# None of my surge fares have a tip added



## Bphelps (Aug 31, 2017)

I just read Uber is stealing our tips. I went back through my fares and notice NOT ONE surge fare tipped me. Coincidence? Has anyone received a tip PLUS surge pricing?









​


----------



## unPat (Jul 20, 2016)

Looks like your passenger like you. I get tips but not that frequently. You are doing good .


----------



## CTK (Feb 9, 2016)

I think it's more that riders hate surges, it pisses them off, and they're not going to tip you on top of having to pay more for the ride. That said, I have received tips on surge rides.

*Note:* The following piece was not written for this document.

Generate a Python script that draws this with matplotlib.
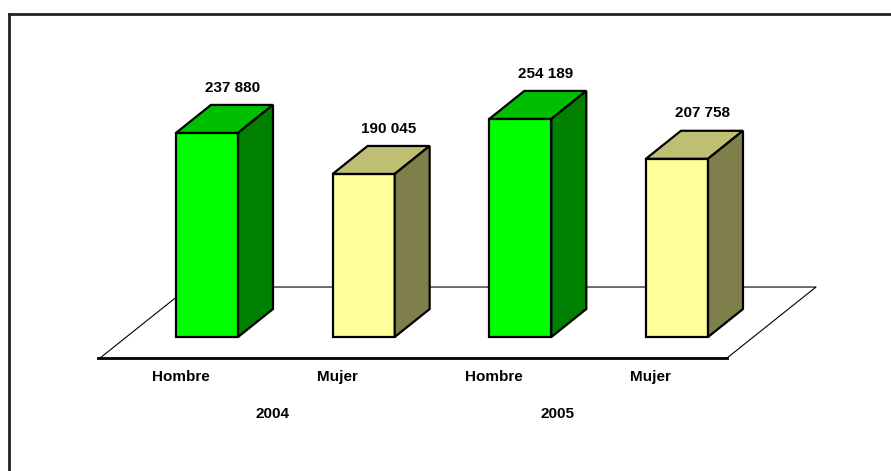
import matplotlib
matplotlib.use('Agg')
import matplotlib.pyplot as plt
from matplotlib.patches import Polygon

# data
years = ['2004', '2005']
sexes = ['Hombre', 'Mujer', 'Hombre', 'Mujer']
values = [237880, 190045, 254189, 207758]
labels = ['237 880', '190 045', '254 189', '207 758']

front_cols = ['#00FF00', '#FFFF99', '#00FF00', '#FFFF99']
top_cols = ['#00BF00', '#BFBF73', '#00BF00', '#BFBF73']
side_cols = ['#008000', '#7F7F4C', '#008000', '#7F7F4C']

FONT = ['Liberation Sans Narrow', 'Liberation Sans', 'DejaVu Sans']

W = 0.396           # bar width (category units)
DX, DY = 0.223, 32600   # bar depth offset
FDX, FDY = 0.568, 82750  # floor depth offset
FY0 = -24500        # floor front edge
FX0, FX1 = -0.683, 3.319

fig = plt.figure(figsize=(8.91, 4.71), dpi=100)
ax = fig.add_axes([0.03894, 0.01125, 0.94949, 0.91083])
ax.set_xlim(-1.1, 4.3)
ax.set_ylim(-150000, 350000)
ax.axis('off')

# floor
ax.plot([FX0, FX0 + FDX, FX1 + FDX, FX1], [FY0, FY0 + FDY, FY0 + FDY, FY0],
        color='black', lw=0.8, zorder=1)
ax.plot([FX0 - 0.01, FX1], [FY0, FY0], color='black', lw=2, zorder=1)

x = list(range(len(values)))
ax.bar(x, values, W, color=front_cols, edgecolor='black', lw=1.6, zorder=3)
for i, v in enumerate(values):
    l, r = i - W / 2, i + W / 2
    top = Polygon([(l, v), (l + DX, v + DY), (r + DX, v + DY), (r, v)],
                  closed=True, fc=top_cols[i], ec='black', lw=1.6, zorder=3)
    side = Polygon([(r, 0), (r, v), (r + DX, v + DY), (r + DX, DY)],
                   closed=True, fc=side_cols[i], ec='black', lw=1.6, zorder=3)
    ax.add_patch(top)
    ax.add_patch(side)
    ax.text(i + 0.16, v + DY + 12000, labels[i], ha='center', va='bottom',
            fontsize=11, fontweight='bold', family=FONT, zorder=4)
    ax.text(i - 0.17, -47000, sexes[i], ha='center', va='center',
            fontsize=11, fontweight='bold', family=FONT)

for j, yr in enumerate(years):
    ax.text(0.42 + j * 1.815, -90000, yr, ha='center', va='center',
            fontsize=11, fontweight='bold', family=FONT)

# outer frame (top and left edges visible)
fig.add_artist(plt.Line2D([9 / 891, 1.0], [1 - 14 / 471, 1 - 14 / 471],
                          transform=fig.transFigure, color='#222222', lw=2))
fig.add_artist(plt.Line2D([9 / 891, 9 / 891], [0, 1 - 14 / 471],
                          transform=fig.transFigure, color='#222222', lw=2))

fig.savefig('out.png', dpi=100)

I highly doubt that Uber is stealing tips, I think it's just another thing to add to the list for those that see a conspiracy in everything Uber does. And if they are why would they steal them only from surge rides?


----------



## FourOneFive (Jul 6, 2017)

Uber isn't stealing. You just have cheap-ass riders who think Uber rides should be free.


----------



## unPat (Jul 20, 2016)

CTK said:


> I think it's more that riders hate surges, it pisses them off, and they're not going to tip you on top of having to pay more for the ride. That said, I have received tips on surge rides.
> 
> I highly doubt that Uber is stealing tips, I think it's just another thing to add to the list for those that see a conspiracy in everything Uber does. And if they are why would they steal them only from surge rides?


Very true. Now the passengers don't even know if it's a surge or not. Even lyft is not showing prime time.


----------



## Bphelps (Aug 31, 2017)

FourOneFive said:


> Uber isn't stealing. You just have cheap-ass riders who think Uber rides should be free.


?


----------



## Friendly Jack (Nov 17, 2015)

unPat said:


> Looks like your passenger like you. I get tips but not that frequently. You are doing good .


Maybe those rides with the tips are when he's driving his wife on her shopping trips.


----------